Exercise task — Without the pictures, repeat the listing character for character.

Source excerpt —
%%
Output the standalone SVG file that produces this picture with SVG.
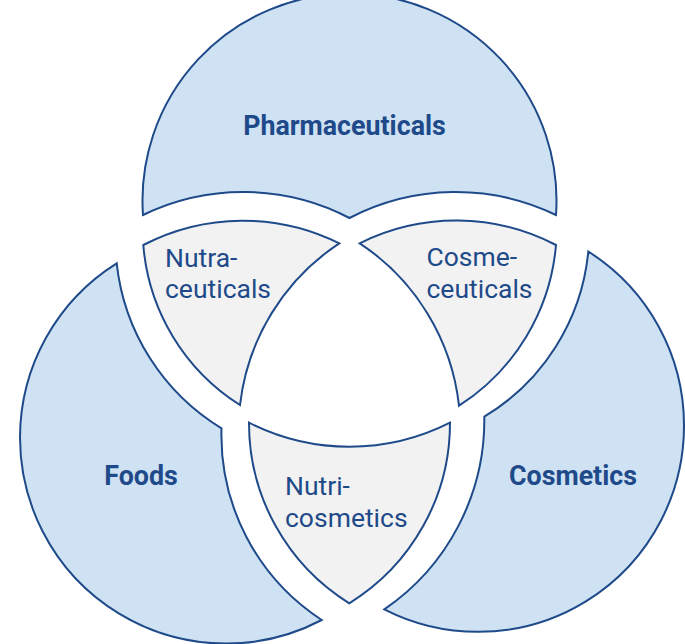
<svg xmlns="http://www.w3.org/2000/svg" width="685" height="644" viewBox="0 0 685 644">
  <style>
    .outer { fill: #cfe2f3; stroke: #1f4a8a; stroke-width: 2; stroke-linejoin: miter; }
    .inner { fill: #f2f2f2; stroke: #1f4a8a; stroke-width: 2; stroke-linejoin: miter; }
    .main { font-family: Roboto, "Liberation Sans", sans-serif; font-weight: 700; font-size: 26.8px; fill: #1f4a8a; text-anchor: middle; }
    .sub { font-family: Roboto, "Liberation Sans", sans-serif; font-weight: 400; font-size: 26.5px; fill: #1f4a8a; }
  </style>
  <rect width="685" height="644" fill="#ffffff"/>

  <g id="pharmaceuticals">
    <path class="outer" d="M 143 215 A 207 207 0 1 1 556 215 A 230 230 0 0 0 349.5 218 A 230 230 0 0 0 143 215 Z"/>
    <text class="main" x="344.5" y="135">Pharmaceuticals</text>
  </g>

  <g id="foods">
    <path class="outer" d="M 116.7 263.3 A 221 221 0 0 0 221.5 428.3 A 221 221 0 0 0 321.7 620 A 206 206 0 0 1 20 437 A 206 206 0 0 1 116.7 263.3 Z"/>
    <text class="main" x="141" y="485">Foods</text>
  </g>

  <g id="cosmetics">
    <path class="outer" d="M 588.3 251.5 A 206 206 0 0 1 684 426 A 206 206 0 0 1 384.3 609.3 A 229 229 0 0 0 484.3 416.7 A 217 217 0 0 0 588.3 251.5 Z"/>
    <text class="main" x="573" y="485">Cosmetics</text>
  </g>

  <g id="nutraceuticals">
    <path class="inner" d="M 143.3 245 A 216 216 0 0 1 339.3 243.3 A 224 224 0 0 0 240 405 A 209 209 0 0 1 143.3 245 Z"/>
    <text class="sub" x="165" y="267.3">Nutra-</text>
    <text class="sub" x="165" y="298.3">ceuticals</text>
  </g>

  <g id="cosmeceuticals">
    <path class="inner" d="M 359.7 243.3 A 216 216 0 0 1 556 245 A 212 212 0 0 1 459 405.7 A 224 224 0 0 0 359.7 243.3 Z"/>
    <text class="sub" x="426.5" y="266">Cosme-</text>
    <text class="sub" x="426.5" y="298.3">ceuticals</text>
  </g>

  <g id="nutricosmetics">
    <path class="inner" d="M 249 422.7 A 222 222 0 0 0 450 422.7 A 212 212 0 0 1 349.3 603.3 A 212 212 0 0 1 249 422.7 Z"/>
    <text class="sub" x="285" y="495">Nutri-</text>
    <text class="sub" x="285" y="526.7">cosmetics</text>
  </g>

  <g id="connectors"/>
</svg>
%%
Exercise output —
Output the standalone SVG file that produces this picture with SVG.
<svg xmlns="http://www.w3.org/2000/svg" width="685" height="644" viewBox="0 0 685 644">
  <style>
    .outer { fill: #cfe2f3; stroke: #1f4a8a; stroke-width: 2; stroke-linejoin: miter; }
    .inner { fill: #f2f2f2; stroke: #1f4a8a; stroke-width: 2; stroke-linejoin: miter; }
    .main { font-family: Roboto, "Liberation Sans", sans-serif; font-weight: 700; font-size: 26.8px; fill: #1f4a8a; text-anchor: middle; }
    .sub { font-family: Roboto, "Liberation Sans", sans-serif; font-weight: 400; font-size: 26.5px; fill: #1f4a8a; }
  </style>
  <rect width="685" height="644" fill="#ffffff"/>

  <g id="pharmaceuticals">
    <path class="outer" d="M 143 215 A 207 207 0 1 1 556 215 A 230 230 0 0 0 349.5 218 A 230 230 0 0 0 143 215 Z"/>
    <text class="main" x="344.5" y="135">Pharmaceuticals</text>
  </g>

  <g id="foods">
    <path class="outer" d="M 116.7 263.3 A 221 221 0 0 0 221.5 428.3 A 221 221 0 0 0 321.7 620 A 206 206 0 0 1 20 437 A 206 206 0 0 1 116.7 263.3 Z"/>
    <text class="main" x="141" y="485">Foods</text>
  </g>

  <g id="cosmetics">
    <path class="outer" d="M 588.3 251.5 A 206 206 0 0 1 684 426 A 206 206 0 0 1 384.3 609.3 A 229 229 0 0 0 484.3 416.7 A 217 217 0 0 0 588.3 251.5 Z"/>
    <text class="main" x="573" y="485">Cosmetics</text>
  </g>

  <g id="nutraceuticals">
    <path class="inner" d="M 143.3 245 A 216 216 0 0 1 339.3 243.3 A 224 224 0 0 0 240 405 A 209 209 0 0 1 143.3 245 Z"/>
    <text class="sub" x="165" y="267.3">Nutra-</text>
    <text class="sub" x="165" y="298.3">ceuticals</text>
  </g>

  <g id="cosmeceuticals">
    <path class="inner" d="M 359.7 243.3 A 216 216 0 0 1 556 245 A 212 212 0 0 1 459 405.7 A 224 224 0 0 0 359.7 243.3 Z"/>
    <text class="sub" x="426.5" y="266">Cosme-</text>
    <text class="sub" x="426.5" y="298.3">ceuticals</text>
  </g>

  <g id="nutricosmetics">
    <path class="inner" d="M 249 422.7 A 222 222 0 0 0 450 422.7 A 212 212 0 0 1 349.3 603.3 A 212 212 0 0 1 249 422.7 Z"/>
    <text class="sub" x="285" y="495">Nutri-</text>
    <text class="sub" x="285" y="526.7">cosmetics</text>
  </g>

  <g id="connectors"/>
</svg>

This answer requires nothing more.